What needs to be done
Retype only the lines from the one containing "Reproduce this chart with D3.js." through the one containing "const months = [-3, -2, -1, 0, 1, 2, 3];", both included, word for word. Pictures stay out of the copy.

Source records:
»»
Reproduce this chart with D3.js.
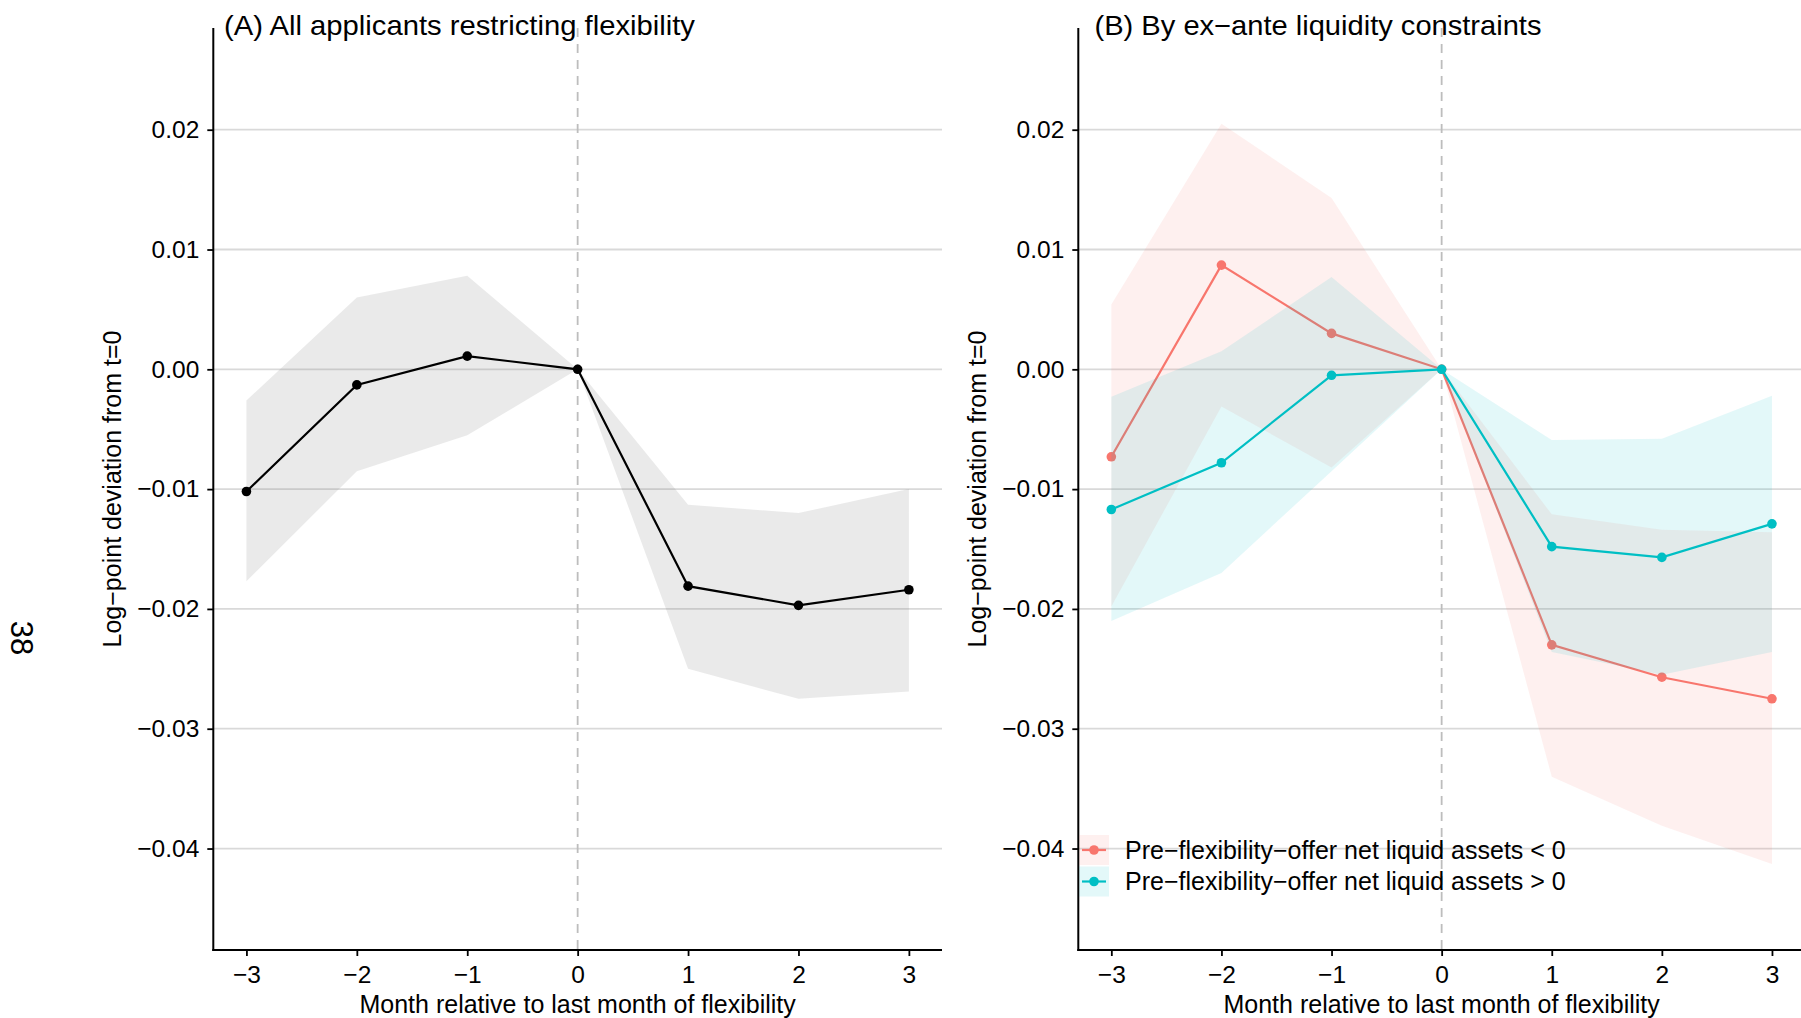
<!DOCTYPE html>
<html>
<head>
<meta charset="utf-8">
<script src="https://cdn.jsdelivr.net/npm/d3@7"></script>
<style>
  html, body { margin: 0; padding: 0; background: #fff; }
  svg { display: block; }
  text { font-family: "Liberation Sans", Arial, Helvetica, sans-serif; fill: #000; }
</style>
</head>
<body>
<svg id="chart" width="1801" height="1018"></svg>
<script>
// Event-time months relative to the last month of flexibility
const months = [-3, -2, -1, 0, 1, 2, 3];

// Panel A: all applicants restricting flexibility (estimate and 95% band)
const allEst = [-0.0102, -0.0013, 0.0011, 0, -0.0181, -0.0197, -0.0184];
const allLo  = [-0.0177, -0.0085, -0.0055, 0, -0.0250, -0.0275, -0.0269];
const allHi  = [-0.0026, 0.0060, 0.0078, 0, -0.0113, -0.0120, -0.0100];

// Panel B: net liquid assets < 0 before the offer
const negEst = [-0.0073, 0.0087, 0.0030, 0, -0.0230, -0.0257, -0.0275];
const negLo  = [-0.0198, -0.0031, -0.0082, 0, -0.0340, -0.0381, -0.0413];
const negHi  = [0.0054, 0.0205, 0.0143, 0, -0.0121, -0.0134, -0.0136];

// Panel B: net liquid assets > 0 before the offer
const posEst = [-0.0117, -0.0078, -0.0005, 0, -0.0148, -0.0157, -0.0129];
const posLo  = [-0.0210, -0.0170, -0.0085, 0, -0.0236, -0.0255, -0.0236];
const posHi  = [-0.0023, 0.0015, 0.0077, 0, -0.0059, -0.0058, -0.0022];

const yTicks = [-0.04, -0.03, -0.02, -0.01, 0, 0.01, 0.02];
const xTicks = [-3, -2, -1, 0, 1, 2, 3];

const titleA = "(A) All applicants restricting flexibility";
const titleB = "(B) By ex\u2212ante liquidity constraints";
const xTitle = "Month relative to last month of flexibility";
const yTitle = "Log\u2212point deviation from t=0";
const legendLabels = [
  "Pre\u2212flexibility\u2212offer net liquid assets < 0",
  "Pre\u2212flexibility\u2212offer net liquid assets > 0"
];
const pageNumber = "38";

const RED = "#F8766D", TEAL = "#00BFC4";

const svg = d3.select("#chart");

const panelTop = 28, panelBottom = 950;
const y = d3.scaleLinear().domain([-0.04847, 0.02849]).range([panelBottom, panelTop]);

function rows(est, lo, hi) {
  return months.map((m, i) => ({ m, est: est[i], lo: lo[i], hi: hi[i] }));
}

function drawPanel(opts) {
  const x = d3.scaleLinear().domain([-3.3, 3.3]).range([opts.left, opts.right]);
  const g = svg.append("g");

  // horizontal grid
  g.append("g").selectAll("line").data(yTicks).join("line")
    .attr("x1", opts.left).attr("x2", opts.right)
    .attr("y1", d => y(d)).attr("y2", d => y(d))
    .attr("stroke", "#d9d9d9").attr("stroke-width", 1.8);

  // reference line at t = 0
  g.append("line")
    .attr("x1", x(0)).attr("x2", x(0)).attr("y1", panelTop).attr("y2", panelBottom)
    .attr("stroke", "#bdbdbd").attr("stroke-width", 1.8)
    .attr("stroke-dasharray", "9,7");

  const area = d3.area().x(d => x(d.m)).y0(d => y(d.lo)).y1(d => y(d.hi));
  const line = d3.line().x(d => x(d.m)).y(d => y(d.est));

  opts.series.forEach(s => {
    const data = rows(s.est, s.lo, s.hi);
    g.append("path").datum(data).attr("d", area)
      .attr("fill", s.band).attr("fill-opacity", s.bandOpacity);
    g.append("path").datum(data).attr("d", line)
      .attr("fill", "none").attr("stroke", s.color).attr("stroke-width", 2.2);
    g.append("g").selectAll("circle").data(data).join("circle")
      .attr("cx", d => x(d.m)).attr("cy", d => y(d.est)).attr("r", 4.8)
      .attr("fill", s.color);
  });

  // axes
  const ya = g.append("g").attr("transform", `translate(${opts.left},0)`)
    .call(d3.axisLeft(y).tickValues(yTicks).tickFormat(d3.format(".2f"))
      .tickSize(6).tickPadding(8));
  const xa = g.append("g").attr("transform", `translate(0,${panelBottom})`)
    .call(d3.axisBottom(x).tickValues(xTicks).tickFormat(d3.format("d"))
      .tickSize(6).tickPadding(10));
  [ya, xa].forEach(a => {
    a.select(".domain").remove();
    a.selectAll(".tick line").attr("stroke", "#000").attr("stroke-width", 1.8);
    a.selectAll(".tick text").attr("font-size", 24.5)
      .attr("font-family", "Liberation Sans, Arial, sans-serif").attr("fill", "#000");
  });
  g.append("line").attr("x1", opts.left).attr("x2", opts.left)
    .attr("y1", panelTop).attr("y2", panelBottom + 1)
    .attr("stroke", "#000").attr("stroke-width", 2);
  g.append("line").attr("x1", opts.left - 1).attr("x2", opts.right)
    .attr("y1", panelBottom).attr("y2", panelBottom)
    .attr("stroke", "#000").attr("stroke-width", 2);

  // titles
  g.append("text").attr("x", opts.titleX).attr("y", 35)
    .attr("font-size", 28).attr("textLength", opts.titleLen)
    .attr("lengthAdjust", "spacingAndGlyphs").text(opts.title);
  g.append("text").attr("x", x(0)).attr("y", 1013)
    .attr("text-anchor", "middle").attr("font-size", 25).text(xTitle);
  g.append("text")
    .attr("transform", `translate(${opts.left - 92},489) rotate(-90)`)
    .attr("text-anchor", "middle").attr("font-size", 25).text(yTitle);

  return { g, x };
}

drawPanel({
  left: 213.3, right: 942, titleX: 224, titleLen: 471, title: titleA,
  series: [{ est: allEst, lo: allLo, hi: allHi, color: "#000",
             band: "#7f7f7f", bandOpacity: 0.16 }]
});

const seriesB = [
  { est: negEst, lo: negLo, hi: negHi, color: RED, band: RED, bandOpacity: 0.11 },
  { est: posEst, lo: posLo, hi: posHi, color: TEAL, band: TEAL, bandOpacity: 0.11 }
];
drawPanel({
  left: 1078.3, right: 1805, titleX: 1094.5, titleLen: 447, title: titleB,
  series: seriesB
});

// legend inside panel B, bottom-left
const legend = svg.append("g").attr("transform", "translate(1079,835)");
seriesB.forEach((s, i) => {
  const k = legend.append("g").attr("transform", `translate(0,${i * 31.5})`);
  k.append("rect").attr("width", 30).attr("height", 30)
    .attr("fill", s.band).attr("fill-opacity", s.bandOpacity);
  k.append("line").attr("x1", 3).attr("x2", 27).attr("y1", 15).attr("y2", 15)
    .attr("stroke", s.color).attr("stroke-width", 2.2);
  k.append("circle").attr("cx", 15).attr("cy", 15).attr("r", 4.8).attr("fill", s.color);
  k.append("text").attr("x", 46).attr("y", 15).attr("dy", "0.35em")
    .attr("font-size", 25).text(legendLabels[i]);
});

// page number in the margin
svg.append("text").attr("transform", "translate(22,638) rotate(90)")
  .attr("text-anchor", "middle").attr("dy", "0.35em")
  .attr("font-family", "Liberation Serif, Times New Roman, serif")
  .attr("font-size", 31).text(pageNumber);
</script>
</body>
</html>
««
»»
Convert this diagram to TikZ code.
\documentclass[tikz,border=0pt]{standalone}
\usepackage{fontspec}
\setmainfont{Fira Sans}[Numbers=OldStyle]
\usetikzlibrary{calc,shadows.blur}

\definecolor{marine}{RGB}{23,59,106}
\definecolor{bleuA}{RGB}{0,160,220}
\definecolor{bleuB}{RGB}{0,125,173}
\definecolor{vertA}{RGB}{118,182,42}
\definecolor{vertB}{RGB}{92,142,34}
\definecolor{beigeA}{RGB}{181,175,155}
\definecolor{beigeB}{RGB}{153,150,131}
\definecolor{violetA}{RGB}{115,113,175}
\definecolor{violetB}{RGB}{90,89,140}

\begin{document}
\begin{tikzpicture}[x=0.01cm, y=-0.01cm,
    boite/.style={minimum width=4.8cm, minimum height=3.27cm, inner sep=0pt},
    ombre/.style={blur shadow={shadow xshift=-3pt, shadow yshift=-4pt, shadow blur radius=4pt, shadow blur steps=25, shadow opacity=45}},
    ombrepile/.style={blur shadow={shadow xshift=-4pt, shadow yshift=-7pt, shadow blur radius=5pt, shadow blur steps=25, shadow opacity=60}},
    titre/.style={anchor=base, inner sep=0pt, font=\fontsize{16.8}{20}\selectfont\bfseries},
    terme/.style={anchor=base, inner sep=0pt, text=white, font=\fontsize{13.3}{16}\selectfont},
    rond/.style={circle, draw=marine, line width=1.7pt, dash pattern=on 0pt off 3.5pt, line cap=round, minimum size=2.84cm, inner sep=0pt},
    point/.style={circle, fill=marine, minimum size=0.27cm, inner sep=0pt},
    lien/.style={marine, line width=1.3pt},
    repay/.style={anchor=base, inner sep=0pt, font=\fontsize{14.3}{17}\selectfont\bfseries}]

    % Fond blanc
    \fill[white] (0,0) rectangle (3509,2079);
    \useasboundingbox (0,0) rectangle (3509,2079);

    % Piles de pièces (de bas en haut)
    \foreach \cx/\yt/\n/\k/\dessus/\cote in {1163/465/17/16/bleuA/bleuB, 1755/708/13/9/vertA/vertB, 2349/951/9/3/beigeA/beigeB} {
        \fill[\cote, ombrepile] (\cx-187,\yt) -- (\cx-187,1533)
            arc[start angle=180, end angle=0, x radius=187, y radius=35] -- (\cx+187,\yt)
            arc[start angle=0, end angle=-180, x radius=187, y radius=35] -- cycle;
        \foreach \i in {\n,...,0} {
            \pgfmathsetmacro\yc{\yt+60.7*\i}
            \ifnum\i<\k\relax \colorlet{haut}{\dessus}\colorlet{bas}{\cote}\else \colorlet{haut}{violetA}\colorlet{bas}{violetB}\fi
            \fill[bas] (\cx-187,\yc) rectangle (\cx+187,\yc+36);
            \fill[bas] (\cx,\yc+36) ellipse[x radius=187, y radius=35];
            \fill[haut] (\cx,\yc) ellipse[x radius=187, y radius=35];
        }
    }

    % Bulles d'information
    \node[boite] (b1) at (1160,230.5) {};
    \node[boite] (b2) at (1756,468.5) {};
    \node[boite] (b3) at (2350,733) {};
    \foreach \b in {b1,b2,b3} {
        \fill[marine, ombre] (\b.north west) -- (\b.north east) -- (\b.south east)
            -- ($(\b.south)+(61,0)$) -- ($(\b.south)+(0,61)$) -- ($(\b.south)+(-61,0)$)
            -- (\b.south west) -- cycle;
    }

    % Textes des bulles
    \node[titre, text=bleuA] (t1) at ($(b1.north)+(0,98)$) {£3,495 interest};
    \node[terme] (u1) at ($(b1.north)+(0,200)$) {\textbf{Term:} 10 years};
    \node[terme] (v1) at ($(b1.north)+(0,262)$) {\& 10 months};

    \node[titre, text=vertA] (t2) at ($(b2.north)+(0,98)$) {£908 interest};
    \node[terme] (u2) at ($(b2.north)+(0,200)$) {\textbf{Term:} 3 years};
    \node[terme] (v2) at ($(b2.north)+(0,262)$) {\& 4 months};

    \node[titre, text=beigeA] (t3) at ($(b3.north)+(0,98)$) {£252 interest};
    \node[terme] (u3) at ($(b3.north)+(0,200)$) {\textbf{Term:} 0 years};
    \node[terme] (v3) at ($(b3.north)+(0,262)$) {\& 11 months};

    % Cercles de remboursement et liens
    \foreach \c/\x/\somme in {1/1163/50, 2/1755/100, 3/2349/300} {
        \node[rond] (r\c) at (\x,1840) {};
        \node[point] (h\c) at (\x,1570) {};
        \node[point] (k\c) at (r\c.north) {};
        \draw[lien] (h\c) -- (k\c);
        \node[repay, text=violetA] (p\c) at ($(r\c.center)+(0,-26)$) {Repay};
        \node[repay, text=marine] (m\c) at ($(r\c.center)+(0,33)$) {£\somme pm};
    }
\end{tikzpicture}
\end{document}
««
Exercise solution
Reproduce this chart with D3.js.
<!DOCTYPE html>
<html>
<head>
<meta charset="utf-8">
<script src="https://cdn.jsdelivr.net/npm/d3@7"></script>
<style>
  html, body { margin: 0; padding: 0; background: #fff; }
  svg { display: block; }
  text { font-family: "Liberation Sans", Arial, Helvetica, sans-serif; fill: #000; }
</style>
</head>
<body>
<svg id="chart" width="1801" height="1018"></svg>
<script>
// Event-time months relative to the last month of flexibility
const months = [-3, -2, -1, 0, 1, 2, 3];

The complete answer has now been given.